● Raw data:
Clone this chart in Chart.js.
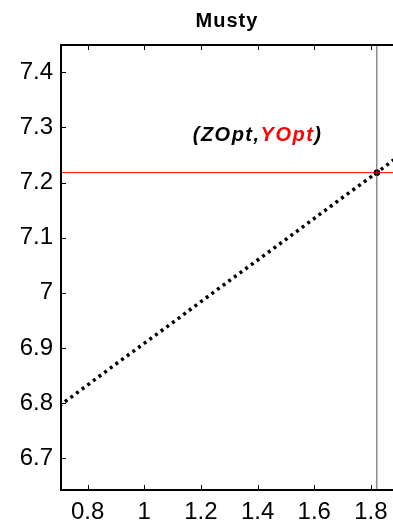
<!DOCTYPE html>
<html>
<head>
<meta charset="utf-8">
<script src="https://cdn.jsdelivr.net/npm/chart.js@4"></script>
<style>
  html, body { margin: 0; padding: 0; background: #fff; }
  #wrap { width: 393px; height: 526px; }
</style>
</head>
<body>
<div id="wrap"><canvas id="musty"></canvas></div>
<script>
// values
const curveX = [0.7, 0.9, 1.1, 1.3, 1.5, 1.7, 1.821, 1.88];
const curveY = [6.795, 6.871, 6.946, 7.022, 7.097, 7.173, 7.218, 7.241];
const zOpt = 1.821;
const yOpt = 7.218;
const xTicks = [0.8, 1, 1.2, 1.4, 1.6, 1.8];
const yTicks = [6.7, 6.8, 6.9, 7, 7.1, 7.2, 7.3, 7.4];
const xRange = [0.706, 1.878];
const yRange = [6.6425, 7.4495];
const titleText = 'Musty';

const FONT = 'Liberation Sans, Arial, sans-serif';

// box lines + inward ticks + title + the (ZOpt,YOpt) label
const frame = {
  id: 'frame',
  afterDatasetsDraw(chart) {
    const { ctx, chartArea: a, scales } = chart;
    ctx.save();
    ctx.strokeStyle = '#000';
    ctx.lineWidth = 2;
    ctx.beginPath();
    ctx.moveTo(a.right + 5, a.top);
    ctx.lineTo(a.left, a.top);
    ctx.lineTo(a.left, a.bottom);
    ctx.lineTo(a.right + 5, a.bottom);
    ctx.stroke();

    ctx.lineWidth = 1;
    ctx.beginPath();
    xTicks.forEach(v => {
      const px = Math.round(scales.x.getPixelForValue(v)) + 0.5;
      ctx.moveTo(px, a.bottom);
      ctx.lineTo(px, a.bottom - 5);
      ctx.moveTo(px, a.top);
      ctx.lineTo(px, a.top + 5);
    });
    yTicks.forEach(v => {
      const py = Math.round(scales.y.getPixelForValue(v)) + 0.5;
      ctx.moveTo(a.left, py);
      ctx.lineTo(a.left + 5, py);
    });
    ctx.stroke();

    // title, centred over the axes
    ctx.fillStyle = '#000';
    ctx.font = 'bold 20px ' + FONT;
    ctx.letterSpacing = '1px';
    ctx.textAlign = 'center';
    ctx.textBaseline = 'alphabetic';
    ctx.fillText(titleText, (a.left + a.right) / 2, 27);

    // annotation
    ctx.font = 'italic bold 20px ' + FONT;
    ctx.letterSpacing = '1.5px';
    ctx.textAlign = 'left';
    let tx = scales.x.getPixelForValue(1.171);
    const ty = scales.y.getPixelForValue(7.276);
    const parts = [['(ZOpt,', '#000'], ['YOpt', '#ff0000'], [')', '#000']];
    parts.forEach(([s, c]) => {
      ctx.fillStyle = c;
      ctx.fillText(s, tx, ty);
      tx += ctx.measureText(s).width;
    });
    ctx.restore();
  }
};

new Chart(document.getElementById('musty'), {
  type: 'scatter',
  data: {
    datasets: [
      {
        label: 'optimum vertical',
        data: [{ x: zOpt, y: yRange[0] }, { x: zOpt, y: yRange[1] }],
        showLine: true,
        borderColor: '#555',
        borderWidth: 1,
        pointRadius: 0,
      },
      {
        label: 'optimum horizontal',
        data: [{ x: xRange[0], y: yOpt }, { x: xRange[1] + 0.05, y: yOpt }],
        showLine: true,
        borderColor: '#ff0000',
        borderWidth: 1,
        pointRadius: 0,
      },
      {
        label: 'Musty',
        data: curveX.map((x, i) => ({ x, y: curveY[i] })),
        showLine: true,
        borderColor: '#000',
        borderWidth: 3.5,
        borderDash: [3, 4],
        borderCapStyle: 'butt',
        pointRadius: 0,
      },
      {
        label: 'opt point',
        data: [{ x: zOpt, y: yOpt }],
        backgroundColor: '#000',
        borderColor: '#000',
        pointRadius: 3,
      },
    ],
  },
  options: {
    responsive: true,
    maintainAspectRatio: false,
    animation: false,
    layout: { autoPadding: false, padding: { left: 0, right: 0, top: 45, bottom: 0 } },
    plugins: {
      legend: { display: false },
      tooltip: { enabled: false },
      title: { display: false },
    },
    scales: {
      x: {
        type: 'linear',
        min: xRange[0],
        max: xRange[1],
        afterBuildTicks: s => { s.ticks = xTicks.map(v => ({ value: v })); },
        afterFit: s => { s.height = 36; s.paddingLeft = 0; s.paddingRight = 0; },
        grid: { display: false, drawTicks: false },
        border: { display: false },
        ticks: {
          color: '#000',
          padding: 8,
          maxRotation: 0,
          font: { family: FONT, size: 24 },
          callback: v => String(v),
        },
      },
      y: {
        type: 'linear',
        min: yRange[0],
        max: yRange[1],
        afterBuildTicks: s => { s.ticks = yTicks.map(v => ({ value: v })); },
        afterFit: s => { s.width = 61; s.paddingTop = 0; s.paddingBottom = 0; },
        grid: { display: false, drawTicks: false },
        border: { display: false },
        ticks: {
          color: '#000',
          padding: 8,
          font: { family: FONT, size: 24 },
          callback: v => String(v),
        },
      },
    },
  },
  plugins: [frame],
});
</script>
</body>
</html>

● Exercise prompt: Output the data above without changes, apart from leaving out the pictures.

● Solution for this problem:
Clone this chart in Chart.js.
<!DOCTYPE html>
<html>
<head>
<meta charset="utf-8">
<script src="https://cdn.jsdelivr.net/npm/chart.js@4"></script>
<style>
  html, body { margin: 0; padding: 0; background: #fff; }
  #wrap { width: 393px; height: 526px; }
</style>
</head>
<body>
<div id="wrap"><canvas id="musty"></canvas></div>
<script>
// values
const curveX = [0.7, 0.9, 1.1, 1.3, 1.5, 1.7, 1.821, 1.88];
const curveY = [6.795, 6.871, 6.946, 7.022, 7.097, 7.173, 7.218, 7.241];
const zOpt = 1.821;
const yOpt = 7.218;
const xTicks = [0.8, 1, 1.2, 1.4, 1.6, 1.8];
const yTicks = [6.7, 6.8, 6.9, 7, 7.1, 7.2, 7.3, 7.4];
const xRange = [0.706, 1.878];
const yRange = [6.6425, 7.4495];
const titleText = 'Musty';

const FONT = 'Liberation Sans, Arial, sans-serif';

// box lines + inward ticks + title + the (ZOpt,YOpt) label
const frame = {
  id: 'frame',
  afterDatasetsDraw(chart) {
    const { ctx, chartArea: a, scales } = chart;
    ctx.save();
    ctx.strokeStyle = '#000';
    ctx.lineWidth = 2;
    ctx.beginPath();
    ctx.moveTo(a.right + 5, a.top);
    ctx.lineTo(a.left, a.top);
    ctx.lineTo(a.left, a.bottom);
    ctx.lineTo(a.right + 5, a.bottom);
    ctx.stroke();

    ctx.lineWidth = 1;
    ctx.beginPath();
    xTicks.forEach(v => {
      const px = Math.round(scales.x.getPixelForValue(v)) + 0.5;
      ctx.moveTo(px, a.bottom);
      ctx.lineTo(px, a.bottom - 5);
      ctx.moveTo(px, a.top);
      ctx.lineTo(px, a.top + 5);
    });
    yTicks.forEach(v => {
      const py = Math.round(scales.y.getPixelForValue(v)) + 0.5;
      ctx.moveTo(a.left, py);
      ctx.lineTo(a.left + 5, py);
    });
    ctx.stroke();

    // title, centred over the axes
    ctx.fillStyle = '#000';
    ctx.font = 'bold 20px ' + FONT;
    ctx.letterSpacing = '1px';
    ctx.textAlign = 'center';
    ctx.textBaseline = 'alphabetic';
    ctx.fillText(titleText, (a.left + a.right) / 2, 27);

    // annotation
    ctx.font = 'italic bold 20px ' + FONT;
    ctx.letterSpacing = '1.5px';
    ctx.textAlign = 'left';
    let tx = scales.x.getPixelForValue(1.171);
    const ty = scales.y.getPixelForValue(7.276);
    const parts = [['(ZOpt,', '#000'], ['YOpt', '#ff0000'], [')', '#000']];
    parts.forEach(([s, c]) => {
      ctx.fillStyle = c;
      ctx.fillText(s, tx, ty);
      tx += ctx.measureText(s).width;
    });
    ctx.restore();
  }
};

new Chart(document.getElementById('musty'), {
  type: 'scatter',
  data: {
    datasets: [
      {
        label: 'optimum vertical',
        data: [{ x: zOpt, y: yRange[0] }, { x: zOpt, y: yRange[1] }],
        showLine: true,
        borderColor: '#555',
        borderWidth: 1,
        pointRadius: 0,
      },
      {
        label: 'optimum horizontal',
        data: [{ x: xRange[0], y: yOpt }, { x: xRange[1] + 0.05, y: yOpt }],
        showLine: true,
        borderColor: '#ff0000',
        borderWidth: 1,
        pointRadius: 0,
      },
      {
        label: 'Musty',
        data: curveX.map((x, i) => ({ x, y: curveY[i] })),
        showLine: true,
        borderColor: '#000',
        borderWidth: 3.5,
        borderDash: [3, 4],
        borderCapStyle: 'butt',
        pointRadius: 0,
      },
      {
        label: 'opt point',
        data: [{ x: zOpt, y: yOpt }],
        backgroundColor: '#000',
        borderColor: '#000',
        pointRadius: 3,
      },
    ],
  },
  options: {
    responsive: true,
    maintainAspectRatio: false,
    animation: false,
    layout: { autoPadding: false, padding: { left: 0, right: 0, top: 45, bottom: 0 } },
    plugins: {
      legend: { display: false },
      tooltip: { enabled: false },
      title: { display: false },
    },
    scales: {
      x: {
        type: 'linear',
        min: xRange[0],
        max: xRange[1],
        afterBuildTicks: s => { s.ticks = xTicks.map(v => ({ value: v })); },
        afterFit: s => { s.height = 36; s.paddingLeft = 0; s.paddingRight = 0; },
        grid: { display: false, drawTicks: false },
        border: { display: false },
        ticks: {
          color: '#000',
          padding: 8,
          maxRotation: 0,
          font: { family: FONT, size: 24 },
          callback: v => String(v),
        },
      },
      y: {
        type: 'linear',
        min: yRange[0],
        max: yRange[1],
        afterBuildTicks: s => { s.ticks = yTicks.map(v => ({ value: v })); },
        afterFit: s => { s.width = 61; s.paddingTop = 0; s.paddingBottom = 0; },
        grid: { display: false, drawTicks: false },
        border: { display: false },
        ticks: {
          color: '#000',
          padding: 8,
          font: { family: FONT, size: 24 },
          callback: v => String(v),
        },
      },
    },
  },
  plugins: [frame],
});
</script>
</body>
</html>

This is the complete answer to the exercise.